Minnesota health officials are approving the use of cannabis to treat Alzheimer‘s disease. The condition will be included in the state’s medical marijuana program starting next year.
“We’re facing an epidemic for a disease that right now there still is no cure,” said Dr. William Orr, the founder and CEO of the Orr Memory Clinic.
When he learned that medical marijuana was being considered to treat symptoms in advanced Alzheimer’s patients, he was one of those who wrote the Minnesota Department of Health to say it was worth trying the treatment.
“And so, I think the fact they granted this approval with limited evidence really speaks to the fact that this is kind of a desperate situation,” said Orr.
Alzheimer’s was one of seven conditions put forward to add to the state’s medical marijuana list and it was the only one approved. There’s hope it can help treat the disease itself, but no evidence it can. There’s more evidence, and a lot more hope, it can help with devastating neuropsychological effects.
“It still may help handle some of the symptoms like anxiety, fear, paranoia that can occur in Alzheimer’s disease,” said Dr. Ronald Petersen, who directs the Mayo Clinic’s Alzheimer’s research center.

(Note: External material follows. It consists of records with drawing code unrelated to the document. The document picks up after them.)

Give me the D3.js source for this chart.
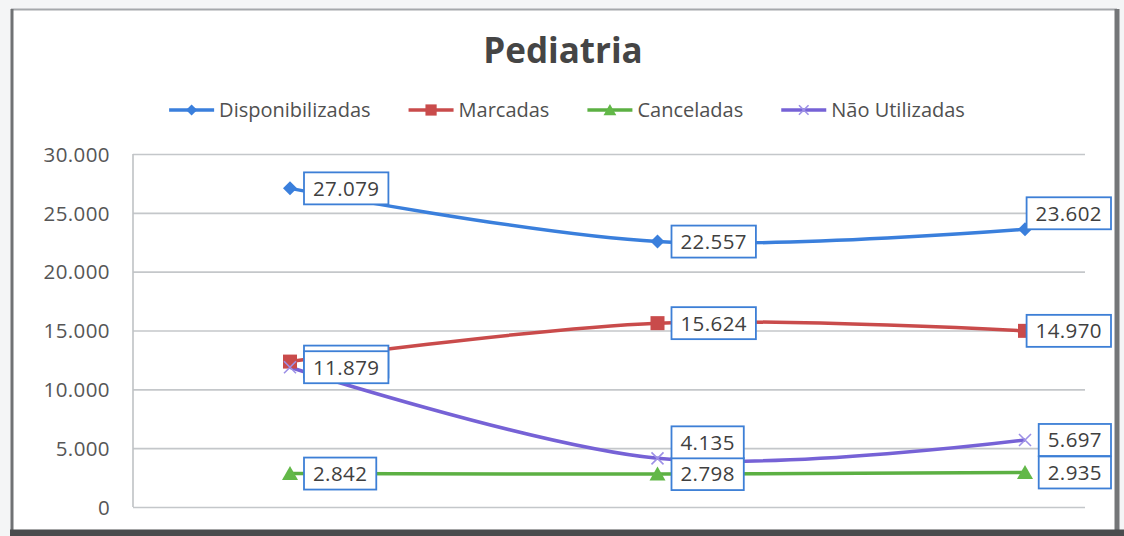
<!DOCTYPE html>
<html><head><meta charset="utf-8">
<script src="https://cdn.jsdelivr.net/npm/d3@7"></script>
<style>
html,body{margin:0;padding:0;background:#fff;}
svg{display:block;}
text{font-family:"Open Sans",sans-serif;}
</style></head>
<body>
<svg id="chart" width="1124" height="536"></svg>
<script>
const title = "Pediatria";
const categories = ["1", "2", "3"];
const seriesNames = ["Disponibilizadas", "Marcadas", "Canceladas", "Não Utilizadas"];
const disponibilizadas = [27079, 22557, 23602];
const marcadas = [12358, 15624, 14970];
const canceladas = [2842, 2798, 2935];
const naoUtilizadas = [11879, 4135, 5697];
const yTicks = [0, 5000, 10000, 15000, 20000, 25000, 30000];

const seriesValues = [disponibilizadas, marcadas, canceladas, naoUtilizadas];
const colors = ["#3a7fdc", "#c94b4b", "#5cb043", "#7662d6"];
const markerColors = ["#3a7fdc", "#c94b4b", "#62b848", "#9d90e6"];
const markerTypes = ["diamond", "square", "triangle", "x"];

const loc = d3.formatLocale({decimal: ",", thousands: ".", grouping: [3], currency: ["", ""]});
const fmt = loc.format(",d");

const svg = d3.select("#chart");

// frame
svg.append("rect").attr("x", 0).attr("y", 0).attr("width", 1124).attr("height", 536).attr("fill", "#f4f5f6");
svg.append("rect").attr("x", 12).attr("y", 9).attr("width", 1104).attr("height", 521).attr("fill", "#fff");
svg.append("line").attr("x1", 11).attr("x2", 1117).attr("y1", 9.5).attr("y2", 9.5).attr("stroke", "#a5a8ab").attr("stroke-width", 2);
svg.append("line").attr("x1", 12).attr("x2", 12).attr("y1", 9).attr("y2", 532).attr("stroke", "#707274").attr("stroke-width", 3);
svg.append("line").attr("x1", 1117).attr("x2", 1117).attr("y1", 9).attr("y2", 536).attr("stroke", "#747678").attr("stroke-width", 5);
svg.append("line").attr("x1", 10).attr("x2", 1124).attr("y1", 533).attr("y2", 533).attr("stroke", "#4a4c4e").attr("stroke-width", 7);

const plotLeft = 133, plotRight = 1085, plotTop = 154, plotBottom = 507;

const y = d3.scaleLinear().domain([0, 30000]).range([plotBottom, plotTop]);
const x = d3.scalePoint().domain(categories).range([290, 1025]);

// title
svg.append("text").attr("x", 563).attr("y", 63).attr("text-anchor", "middle")
  .attr("font-size", 35).attr("font-weight", 700).attr("fill", "#454545").text(title);

// gridlines + y axis
const yAxis = d3.axisLeft(y).tickValues(yTicks).tickFormat(d => d === 0 ? "0" : fmt(d))
  .tickSize(-(plotRight - plotLeft)).tickPadding(23);
const gAxis = svg.append("g").attr("transform", `translate(${plotLeft},0)`).call(yAxis);
gAxis.select(".domain").remove();
gAxis.selectAll(".tick line").attr("stroke", "#c4c7ca").attr("stroke-width", 1.6);
gAxis.selectAll(".tick text").attr("font-size", 20.5).attr("fill", "#565656")
  .attr("font-family", "'Open Sans',sans-serif").attr("letter-spacing", 0.4).attr("dy", "0.35em");
svg.append("line").attr("x1", plotLeft).attr("x2", plotLeft).attr("y1", plotTop).attr("y2", plotBottom)
  .attr("stroke", "#bfc2c5").attr("stroke-width", 1.6);

// lines
const line = d3.line().x((d, i) => x(categories[i])).y(d => y(d)).curve(d3.curveCardinal.tension(0));

function drawMarker(g, type, cx, cy, color, scale) {
  const s = scale || 1;
  if (type === "diamond") {
    g.append("path").attr("d", `M${cx},${cy-7*s}L${cx+7*s},${cy}L${cx},${cy+7*s}L${cx-7*s},${cy}Z`).attr("fill", color);
  } else if (type === "square") {
    g.append("rect").attr("x", cx-7*s).attr("y", cy-7*s).attr("width", 14*s).attr("height", 14*s).attr("fill", color);
  } else if (type === "triangle") {
    g.append("path").attr("d", `M${cx},${cy-7.5*s}L${cx+8*s},${cy+6.5*s}L${cx-8*s},${cy+6.5*s}Z`).attr("fill", color);
  } else {
    g.append("path").attr("d", `M${cx-6*s},${cy-6*s}L${cx+6*s},${cy+6*s}M${cx+6*s},${cy-6*s}L${cx-6*s},${cy+6*s}`)
      .attr("stroke", color).attr("stroke-width", 1.6).attr("fill", "none");
  }
}

const gLines = svg.append("g");
seriesValues.forEach((vals, si) => {
  gLines.append("path").datum(vals).attr("d", line).attr("fill", "none")
    .attr("stroke", colors[si]).attr("stroke-width", 3.5);
});
const gMarkers = svg.append("g");
seriesValues.forEach((vals, si) => {
  vals.forEach((v, i) => drawMarker(gMarkers, markerTypes[si], x(categories[i]), y(v), markerColors[si]));
});

// labels
const above = {"0-2": true, "3-1": true};
const covered = {"1-0": true}; // label box fully hidden behind another label in the reference
const gLabels = svg.append("g");
const boxRightLimit = 1111;
seriesValues.forEach((vals, si) => {
  vals.forEach((v, i) => {
    const px = x(categories[i]), py = y(v);
    const key = si + "-" + i;
    const g = gLabels.append("g");
    const rect = g.append("rect");
    const t = g.append("text").attr("font-size", 20.5).attr("letter-spacing", 0.4).attr("fill", "#404040").text(fmt(v));
    const tw = t.node().getComputedTextLength();
    const bw = tw + 18, bh = 32;
    let bx = Math.min(px + 14, boxRightLimit - bw);
    let by = above[key] ? py - bh : py - bh / 2;
    rect.attr("x", bx).attr("y", by).attr("width", bw).attr("height", bh)
      .attr("fill", "#fff").attr("stroke", "#3d7fd6").attr("stroke-width", 1.8);
    t.attr("x", bx + 9).attr("y", by + bh / 2).attr("dy", "0.36em");
    if (covered[key]) t.remove();
  });
});

// legend
const legend = svg.append("g");
const lineLen = 45, gapText = 5, gapItem = 38, legendY = 110;
let cursor = 0;
seriesNames.forEach((name, si) => {
  const g = legend.append("g");
  g.append("line").attr("x1", cursor).attr("x2", cursor + lineLen).attr("y1", legendY).attr("y2", legendY)
    .attr("stroke", colors[si]).attr("stroke-width", 3.5);
  drawMarker(g, markerTypes[si], cursor + lineLen / 2, legendY, markerColors[si], 0.8);
  const t = g.append("text").attr("x", cursor + lineLen + gapText).attr("y", legendY).attr("dy", "0.35em")
    .attr("font-size", 20).attr("fill", "#505050").text(name);
  cursor += lineLen + gapText + t.node().getComputedTextLength() + gapItem;
});
const totalW = cursor - gapItem;
legend.attr("transform", `translate(${567 - totalW / 2},0)`);
</script>
</body></html>
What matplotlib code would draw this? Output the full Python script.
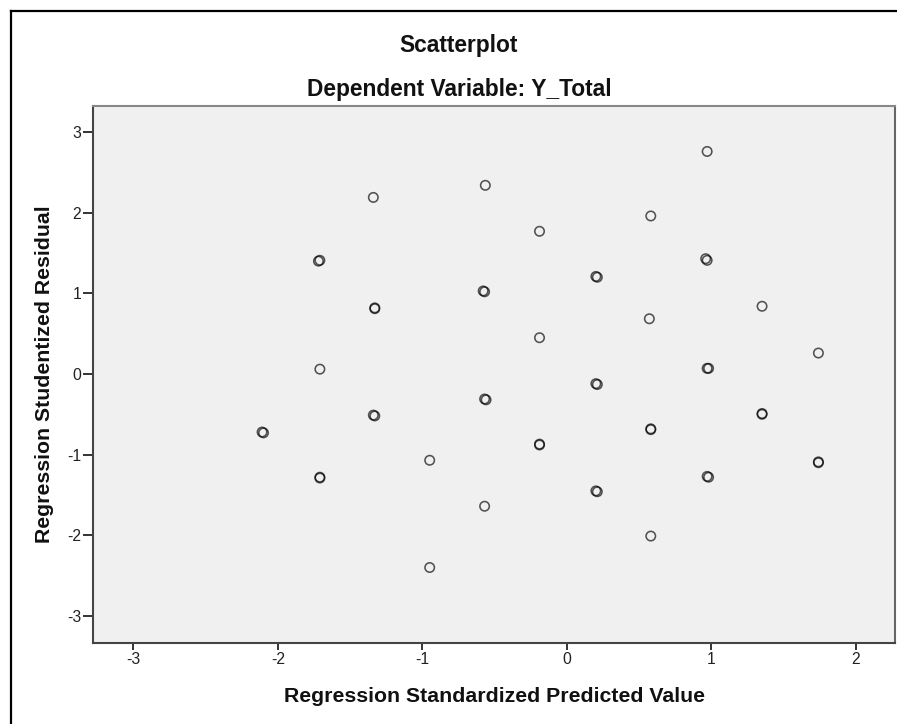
import matplotlib.pyplot as plt
from matplotlib.lines import Line2D

# Standardized predicted values (x) and studentized residuals (y)
pred_single = [-1.71, -1.34, -0.95, -0.95, -0.565, -0.57, -0.19, -0.19,
               0.58, 0.57, 0.58, 0.97, 1.35, 1.74]
resid_single = [0.06, 2.19, -1.07, -2.40, 2.34, -1.64, 1.77, 0.45,
                1.96, 0.685, -2.01, 2.76, 0.84, 0.26]

# overlapping cases (drawn darker in the original)
pred_multi = [-2.11, -2.10, -1.72, -1.71, -1.71, -1.71, -1.33, -1.33,
              -1.33, -1.34, -0.57, -0.58, -0.57, -0.56, -0.19, -0.19,
              0.20, 0.21, 0.20, 0.21, 0.20, 0.21, 0.58, 0.58,
              0.97, 0.96, 0.97, 0.98, 0.97, 0.98, 1.35, 1.35, 1.74, 1.74]
resid_multi = [-0.72, -0.73, 1.40, 1.41, -1.29, -1.28, 0.82, 0.81,
               -0.52, -0.51, 1.02, 1.03, -0.31, -0.32, -0.87, -0.88,
               1.21, 1.20, -0.12, -0.13, -1.45, -1.46, -0.68, -0.69,
               1.41, 1.43, 0.07, 0.07, -1.27, -1.28, -0.49, -0.50, -1.09, -1.10]

plt.rcParams['font.family'] = ['Liberation Sans', 'DejaVu Sans']
plt.rcParams['axes.unicode_minus'] = False

W, H = 897, 724
fig = plt.figure(figsize=(W / 100, H / 100), dpi=100)
fig.patch.set_facecolor('white')

# axes box (pixel positions from the reference)
left, right, top, bottom = 93, 895, 105.5, 642.5
ax = fig.add_axes([left / W, 1 - bottom / H, (right - left) / W, (bottom - top) / H])
ax.set_facecolor('#f0f0f0')

xs = pred_single + pred_multi
ys = resid_single + resid_multi
ax.scatter(xs, ys, s=46, facecolors='none', edgecolors='black',
           linewidths=1.15, alpha=0.66, zorder=3)

ax.set_xlim(-3.28, 2.27)
ax.set_ylim(-3.33, 3.33)
ax.set_xticks([-3, -2, -1, 0, 1, 2])
ax.set_yticks([-3, -2, -1, 0, 1, 2, 3])

for side, col in [('left', '#444444'), ('bottom', '#444444'),
                  ('right', '#666666'), ('top', '#888888')]:
    ax.spines[side].set_color(col)
    ax.spines[side].set_linewidth(1.5)

ax.tick_params(axis='x', length=5, width=1.4, color='#333333', pad=2,
               labelsize=11.3, labelcolor='#222222')
ax.tick_params(axis='y', length=7, width=1.4, color='#333333', pad=1.5,
               labelsize=11.3, labelcolor='#222222')

ax.set_xlabel('Regression Standardized Predicted Value', fontsize=15.3,
              fontweight='bold', labelpad=14, color='#111111')
ax.set_ylabel('Regression Studentized Residual', fontsize=15.3,
              fontweight='bold', labelpad=9, color='#111111')

# titles
fig.text(459 / W, 1 - 52.3 / H, 'Scatterplot', ha='center', va='baseline',
         fontsize=16.4, fontweight='bold', color='#111111')
fig.text(459 / W, 1 - 95.7 / H, 'Dependent Variable: Y_Total', ha='center',
         va='baseline', fontsize=16.4, fontweight='bold', color='#111111')

# outer frame (left and top edges visible in the reference)
fx, fy = 11 / W, 1 - 11 / H
fig.add_artist(Line2D([fx, fx], [0, fy], transform=fig.transFigure,
                      color='black', linewidth=1.6))
fig.add_artist(Line2D([fx, 1], [fy, fy], transform=fig.transFigure,
                      color='black', linewidth=1.6))

fig.savefig('out.png', dpi=100)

Petersen is also an advisor to the Alzheimer Association of Minnesota and North Dakota. He says interactions with other drugs is an unknown.
“But nevertheless, I think cautiously, if it’s observed carefully, it may be useful for some patients,” said Dr. Petersen.
Millions have Alzheimer’s and it is forecasted to quadruple in 20 years.
“And if you were to see the desperation that I do in my practice, I think you’d understand why this could be an important tool to add,” said Orr.
Patients certified to have Alzheimer’s will be eligible to enroll in the program on July 1 and can begin receiving medical cannabis on August 1. There are currently 13 qualifying conditions for cannabis treatment on the state’s list.